Efficient Linearizability Checking for Actor-based Systems

TL;DR

This paper introduces DS2, a framework for efficiently verifying linearizability in actor-based distributed systems by comparing concurrent executions to simple sequential models, aiding developers in bug detection.

Contribution

The work presents a novel, automated approach for linearizability checking in actor systems, simplifying validation without complex specifications and improving bug detection through refined schedule exploration algorithms.

Findings

DS2 effectively detects bugs in distributed actor algorithms.

Refined schedule enumeration algorithms improve bug-finding efficiency.

Validation against literature algorithms demonstrates DS2's practical utility.

Abstract

Recent demand for distributed software had led to a surge in popularity in actor-based frameworks. However, even with the stylized message passing model of actors, writing correct distributed software is still difficult. We present our work on linearizability checking in DS2, an integrated framework for specifying, synthesizing, and testing distributed actor systems. The key insight of our approach is that often subcomponents of distributed actor systems represent common algorithms or data structures (e.g.\ a distributed hash table or tree) that can be validated against a simple sequential model of the system.

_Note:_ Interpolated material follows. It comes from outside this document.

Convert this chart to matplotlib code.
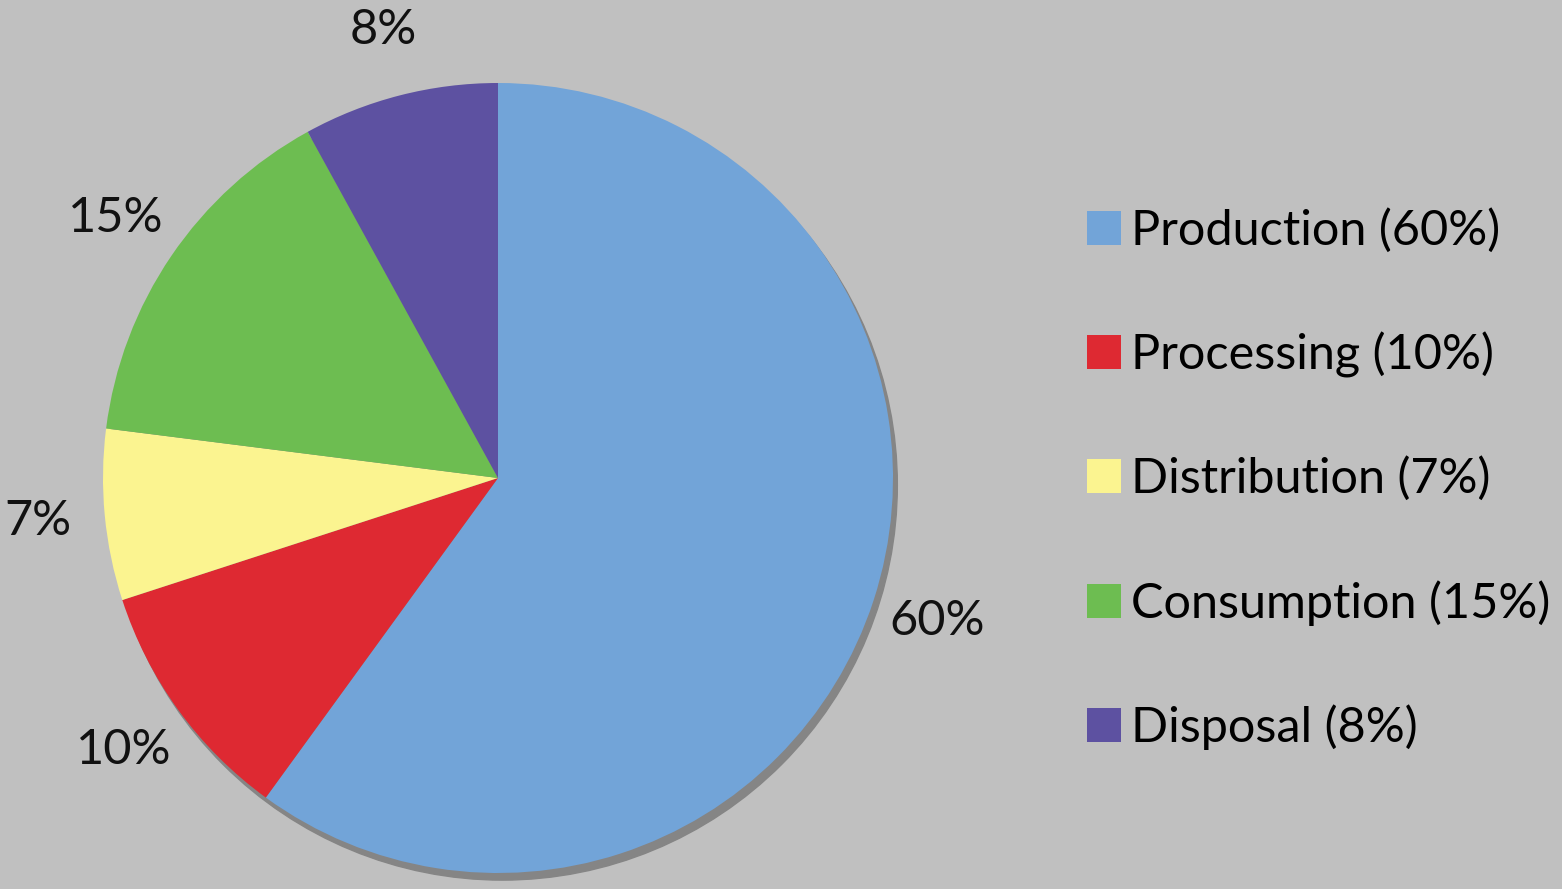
import matplotlib.pyplot as plt
from matplotlib.patches import Circle

plt.rcParams['font.family'] = ['Lato', 'DejaVu Sans']

labels = ['Production', 'Processing', 'Distribution', 'Consumption', 'Disposal']
values = [60, 10, 7, 15, 8]
colors = ['#72a4d8', '#de2932', '#fbf490', '#6dbd51', '#5d51a1']

fig = plt.figure(figsize=(15.62, 8.89), dpi=100, facecolor='#c0c0c0')
W, H = 1562, 889
cx, cy, r = 498, 478, 395
ax = fig.add_axes([(cx - r) / W, (H - cy - r) / H, 2 * r / W, 2 * r / H])
ax.set_facecolor('#c0c0c0')

# grey shadow behind the pie
ax.add_patch(Circle((0.011, -0.018), 1.0, color='#858585', zorder=0, clip_on=False))

wedges, texts, autotexts = ax.pie(
    values, colors=colors, startangle=90, counterclock=False,
    autopct='%d%%', pctdistance=1.17, radius=1.0,
    wedgeprops=dict(linewidth=0, clip_on=False))
for t in autotexts:
    t.set_fontsize(35)
    t.set_color('#111111')

ax.set_xlim(-1, 1)
ax.set_ylim(-1, 1)
ax.set_aspect('equal')
ax.axis('off')

leg_labels = ['%s (%d%%)' % (l, v) for l, v in zip(labels, values)]
fig.legend(wedges, leg_labels, loc='center left',
           bbox_to_anchor=(1087 / W, (H - 479) / H),
           frameon=False, fontsize=35, handlelength=0.7, handleheight=0.7,
           handletextpad=0.2, labelspacing=1.62, borderpad=0, borderaxespad=0)

plt.savefig('out.png', dpi=100, facecolor='#c0c0c0')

This makes it easy for developers to validate their concurrent actor systems without complex specifications. DS2 automatically explores the concurrent schedules that system could arrive at, and it compares observed output of the system to ensure it is equivalent to what the sequential implementation could have produced. We describe DS2's linearizability checking and test it on several concurrent replication algorithms from the literature. We explore in detail how different algorithms for enumerating the model schedule space fare in finding bugs in actor systems, and we present our own refinements on algorithms for exploring actor system schedules that we show are effective in finding bugs.